Staggering Statistics: The Need for Special Education
Who needs special education? According to national statistics, perhaps the better question is, who doesn’t? According to the Centers for Disease Control and Prevention (CDC), approximately one in six children in the United States has a developmental disability, ranging from mild disabilities, such as speech and language impairments, to severe developmental disabilities, such as autism, cerebral palsy, and intellectual disability.
In 2018, the CDC reported the estimated prevalence of autism among the nation’s children to be 1 in 59 children, a fifteen percent (15%) increase from 1 in 68 children two years prior.

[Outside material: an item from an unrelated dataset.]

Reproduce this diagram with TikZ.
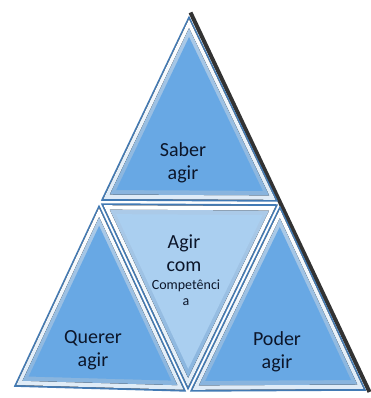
\documentclass[tikz,border=0pt]{standalone}
\usepackage{fontspec}
\setmainfont{Carlito}
\usepackage{tikz}
\usetikzlibrary{calc}
\definecolor{faceblue}{RGB}{104,168,228}
\definecolor{centerblue}{RGB}{170,207,240}
\definecolor{rimblue}{RGB}{66,122,180}
\definecolor{shineblue}{RGB}{222,235,247}
\definecolor{bevelblue}{RGB}{136,180,222}
\definecolor{labelink}{RGB}{12,22,42}
\tikzset{
  rim/.style={fill=rimblue, draw=none},
  shine/.style={top color=white, bottom color=shineblue, draw=none},
  bevel/.style={top color=bevelblue!70!white, bottom color=bevelblue, draw=none},
  shadowline/.style={draw=black!80, line width=4pt, line join=round},
  biglabel/.style={font=\fontsize{20}{23}\selectfont, text=labelink,
                   align=center, inner sep=0pt},
  smalllabel/.style={font=\fontsize{14}{16}\selectfont, text=labelink,
                   align=center, inner sep=0pt},
}

\begin{document}
\begin{tikzpicture}[x=1pt, y=-1pt]
    \useasboundingbox (0,0) rectangle (371,398);
    % Corners of the big triangle and mid points of its sides
    \coordinate (A) at (189,13);
    \coordinate (B) at (12,388);
    \coordinate (C) at (368,392);
    \coordinate (D) at (99,202);
    \coordinate (E) at (280,203);
    \coordinate (F) at (188,393);
    % Dark edge on the right side
    \draw[shadowline] ($(A)+(1.5,-0.5)$) -- ($(C)+(1.5,0)$);
    % Four bevelled triangles
    \foreach \p/\q/\r/\f in {A/D/E/faceblue, D/B/F/faceblue,
                             E/F/C/faceblue, D/E/F/centerblue} {
      \coordinate (g) at (barycentric cs:\p=1,\q=1,\r=1);
      \fill[rim] ($(g)!0.98!(\p)$) -- ($(g)!0.98!(\q)$) -- ($(g)!0.98!(\r)$) -- cycle;
      \fill[shine] ($(g)!0.95!(\p)$) -- ($(g)!0.95!(\q)$) -- ($(g)!0.95!(\r)$) -- cycle;
      \fill[bevel] ($(g)!0.88!(\p)$) -- ($(g)!0.88!(\q)$) -- ($(g)!0.88!(\r)$) -- cycle;
      \fill[fill=\f] ($(g)!0.81!(\p)$) -- ($(g)!0.81!(\q)$) -- ($(g)!0.81!(\r)$) -- cycle;
    }
    % Labels
    \node[biglabel] (saber) at (183,163) {Saber\\agir};
    \node[biglabel] (agir) at (184,253) {Agir\\com};
    \node[smalllabel] (comp) at (186,293) {Competênci\\a};
    \node[biglabel] (querer) at (93,350) {Querer\\agir};
    \node[biglabel] (poder) at (277,352) {Poder\\agir};
  \end{tikzpicture}
\end{document}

In the Diagnostic and Statistical Manual of Mental Disorders, Fifth Edition (DSM-5, 2013), the American Psychiatric Association reported that five percent (5%) of children have attention-deficit/hyperactivity disorder (ADHD). However, three years later in 2016, a parent-reported study on ADHD diagnosis and treatment, approximately 6.1 million or nine point four percent (9.4%) of children ages 2-17 had been diagnosed with ADHD. Further, nearly two-thirds (64%) of children with ADHD also had another mental, emotional, or behavioral disorder such as conduct disorder, anxiety, depression, autism, or Tourette syndrome.
According to Paediatrics & Child Health, five to ten percent (5% to 10%) of the population is considered to have dyslexia. Linda S. Siegel, Perspectives on Dyslexia, Paediatrics & Child Health (Dec. 2006), at 581-87.